Skin tight black Jaguar XKE! :thumbsup:


----------



## Dslot (Sep 2, 2007)

Bill Hall said:


> Skin tight black Jaguar XKE! :thumbsup:


... with a whip antenna, presumably.

Good choice, Bill. Possibly the most erotic mass-production auto ever. And with a cat name.

But those sensual curves never quite translated to any HO slot version. 

Not the Aurora









nor the Atlas 









and definitely not the Faller









Tyco - fail.









Lionel? Oh, spare me please.








And Marx is much the same.

Not even the Mini-Lindy, which did not strictly have to worry about fitting around a powered chassis.









Can anyone think of a good one? Or a good resin body for an HO chassis?

-- D


----------



## tjd241 (Jan 25, 2004)

Although I don't own one D... Matchbox did a couple in the @2000's that had a better and less exaggerated roofline IMO. This page shows a side by side.

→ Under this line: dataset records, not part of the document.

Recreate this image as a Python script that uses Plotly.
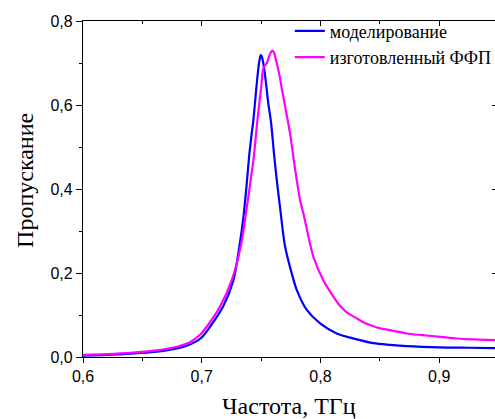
import plotly.graph_objects as go

# моделирование (blue)
sim_freq = [0.600, 0.620, 0.640, 0.660, 0.680, 0.690, 0.699, 0.707, 0.718, 0.7267,
            0.7317, 0.735, 0.7375, 0.740, 0.742, 0.7435, 0.745, 0.7465, 0.748, 0.749,
            0.7497, 0.7505, 0.7515, 0.753, 0.7545, 0.756, 0.7584, 0.761, 0.7632, 0.766,
            0.7702, 0.7758, 0.780, 0.7885, 0.7997, 0.8137, 0.8306, 0.8446, 0.8586, 0.8727,
            0.900, 0.925, 0.950]
sim_trans = [0.003, 0.005, 0.008, 0.012, 0.021, 0.030, 0.044, 0.072, 0.120, 0.183,
             0.263, 0.330, 0.400, 0.480, 0.530, 0.564, 0.610, 0.655, 0.695, 0.712,
             0.719, 0.716, 0.705, 0.678, 0.643, 0.605, 0.558, 0.480, 0.421, 0.355,
             0.263, 0.199, 0.160, 0.112, 0.080, 0.056, 0.042, 0.033, 0.029, 0.026,
             0.023, 0.022, 0.021]

# изготовленный ФФП (magenta)
fab_freq = [0.600, 0.620, 0.640, 0.660, 0.680, 0.690, 0.699, 0.7042, 0.7154, 0.7253,
            0.7328, 0.7379, 0.7407, 0.744, 0.7469, 0.750, 0.7519, 0.7548, 0.757, 0.7585,
            0.7598, 0.761, 0.7625, 0.7654, 0.7674, 0.771, 0.7744, 0.779, 0.7828, 0.7856,
            0.794, 0.8024, 0.8109, 0.8165, 0.8222, 0.8306, 0.8361, 0.8446, 0.8502, 0.8586,
            0.8727, 0.886, 0.9008, 0.915, 0.9288, 0.940, 0.950]
fab_trans = [0.005, 0.007, 0.010, 0.015, 0.025, 0.035, 0.054, 0.072, 0.120, 0.183,
             0.263, 0.355, 0.410, 0.480, 0.564, 0.640, 0.687, 0.700, 0.718, 0.727,
             0.729, 0.724, 0.708, 0.672, 0.640, 0.585, 0.532, 0.440, 0.374, 0.342,
             0.239, 0.183, 0.144, 0.122, 0.106, 0.092, 0.083, 0.073, 0.068, 0.064,
             0.056, 0.052, 0.048, 0.044, 0.042, 0.041, 0.040]

x_title = "Частота, ТГц"
y_title = "Пропускание"
names = ["моделирование", "изготовленный ФФП"]

fig = go.Figure()
fig.add_trace(go.Scatter(x=sim_freq, y=sim_trans, mode="lines", name=names[0],
                         line=dict(color="#0000FF", width=2.2, shape="spline", smoothing=0.8)))
fig.add_trace(go.Scatter(x=fab_freq, y=fab_trans, mode="lines", name=names[1],
                         line=dict(color="#FF00FF", width=2.2, shape="spline", smoothing=0.8)))
# invisible helper for mirrored axes
fig.add_trace(go.Scatter(x=[0.6], y=[0], xaxis="x2", yaxis="y2", mode="markers",
                         marker=dict(opacity=0), showlegend=False, hoverinfo="skip"))

tickfont = dict(family="Liberation Sans, Arial, sans-serif", size=16, color="black")
serif = "Liberation Serif, Times New Roman, serif"

fig.update_layout(
    width=495, height=419,
    margin=dict(l=83, r=0, t=21, b=62, autoexpand=False),
    paper_bgcolor="white", plot_bgcolor="white",
    separators=", ",
    showlegend=True,
    legend=dict(x=0.502, y=1.025, xanchor="left", yanchor="top",
                font=dict(family=serif, size=18, color="black"),
                bgcolor="rgba(0,0,0,0)", borderwidth=0, tracegroupgap=0,
                itemwidth=30),
    xaxis=dict(range=[0.6, 0.947], tick0=0.6, dtick=0.1, tickformat=".1f",
               ticks="outside", ticklen=5, tickwidth=1.3, tickcolor="black",
               showline=True, linecolor="black", linewidth=1.3,
               showgrid=False, zeroline=False, tickfont=tickfont,
               minor=dict(ticks="outside", dtick=0.05, tick0=0.6, ticklen=3,
                          tickwidth=1.3, tickcolor="black", showgrid=False)),
    xaxis2=dict(overlaying="x", matches="x", side="top", showticklabels=False,
                ticks="inside", ticklen=5, tickwidth=1.3, tickcolor="black",
                tick0=0.6, dtick=0.1,
                showline=True, linecolor="black", linewidth=1.3,
                showgrid=False, zeroline=False,
                minor=dict(ticks="inside", dtick=0.05, tick0=0.6, ticklen=3,
                           tickwidth=1.3, tickcolor="black", showgrid=False)),
    yaxis=dict(range=[0, 0.8], tick0=0, dtick=0.2, tickformat=".1f",
               ticks="outside", ticklen=6, tickwidth=1.3, tickcolor="black",
               showline=True, linecolor="black", linewidth=1.3,
               showgrid=False, zeroline=False, tickfont=tickfont,
               minor=dict(ticks="outside", dtick=0.1, tick0=0, ticklen=3,
                          tickwidth=1.3, tickcolor="black", showgrid=False)),
    yaxis2=dict(overlaying="y", matches="y", side="right", showticklabels=False,
                ticks="inside", ticklen=3, tickwidth=1.3, tickcolor="black",
                tick0=0, dtick=0.2,
                showline=False, showgrid=False, zeroline=False),
    annotations=[
        dict(text=x_title, xref="paper", yref="paper", x=0.5, y=-0.146,
             xanchor="center", yanchor="middle", showarrow=False,
             font=dict(family=serif, size=24, color="black")),
        dict(text=y_title, xref="paper", yref="paper", x=-0.1408, y=0.527,
             xanchor="center", yanchor="middle", textangle=-90, showarrow=False,
             font=dict(family=serif, size=24, color="black")),
    ],
)

fig.write_html("out.html", config={"displayModeBar": False},
               post_script="document.body.style.margin='0';document.body.style.overflow='hidden';")
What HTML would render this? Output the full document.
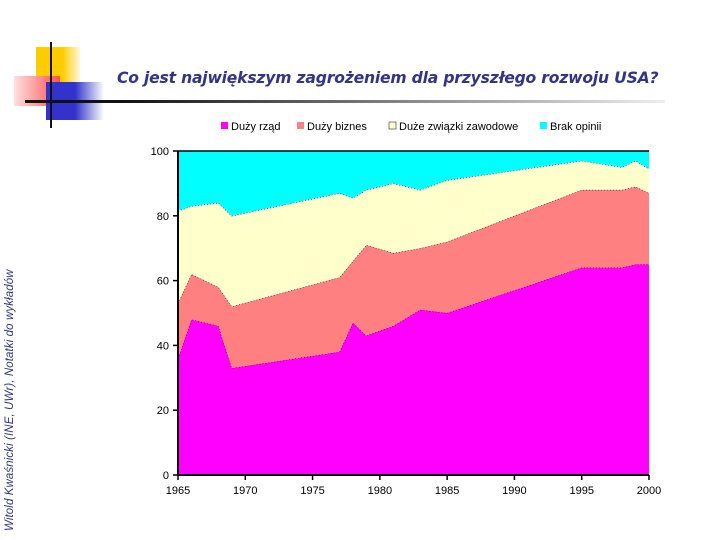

http://homepage.ntlworld.com/carl.taylor7/Web Pages/jaguar_page.htm


----------



## 41-willys (Jan 7, 2000)

If it was the Catwoman's car it would be a Shaguar:devil:


----------



## Dslot (Sep 2, 2007)

41-willys said:


> If it was the Catwoman's car it would be a Shaguar:devil:


Only if she married Austin Powers.


----------



## Dslot (Sep 2, 2007)

tjd241 said:


> Although I don't own one D... Matchbox did a couple in the @2000's that had a better and less exaggerated roofline IMO. This page shows a side by side.
> 
> http://homepage.ntlworld.com/carl.taylor7/Web Pages/jaguar_page.htm


Yeah, they do look a bit better. Thanks TJD. I wonder if the size is right for an Aurora wheelbase. I'll keep my eyes open - can't be too hard to find if they're Matchbox.
(I'm going to have to bookmark that site.)

-- D


----------



## slotcarman12078 (Oct 3, 2008)

There is something missing from that list. Johnny Lightning did at least a top down version (the shaguar being one of them...I have a plain red one as an example). It was one of my "I'll cast it someday" die casts that never saw silicone.


----------



## Dslot (Sep 2, 2007)

slotcarman12078 said:


> There is something missing from that list. Johnny Lightning did at least a top down version (the shaguar being one of them...I have a plain red one as an example). It was one of my "I'll cast it someday" die casts that never saw silicone.


True. The list is not all-inclusive. I checked several categories in which I knew of diecasts that were not listed (usually JLs). BUT the list also included models in each category that I was not aware of, and it has good clear photos that show what each looks like, so it's still valuable. To me, at least.

-- D


----------



## slotcarman12078 (Oct 3, 2008)

Agreed. Not making less of the list, just didn't want anyone to think that was all out there..


----------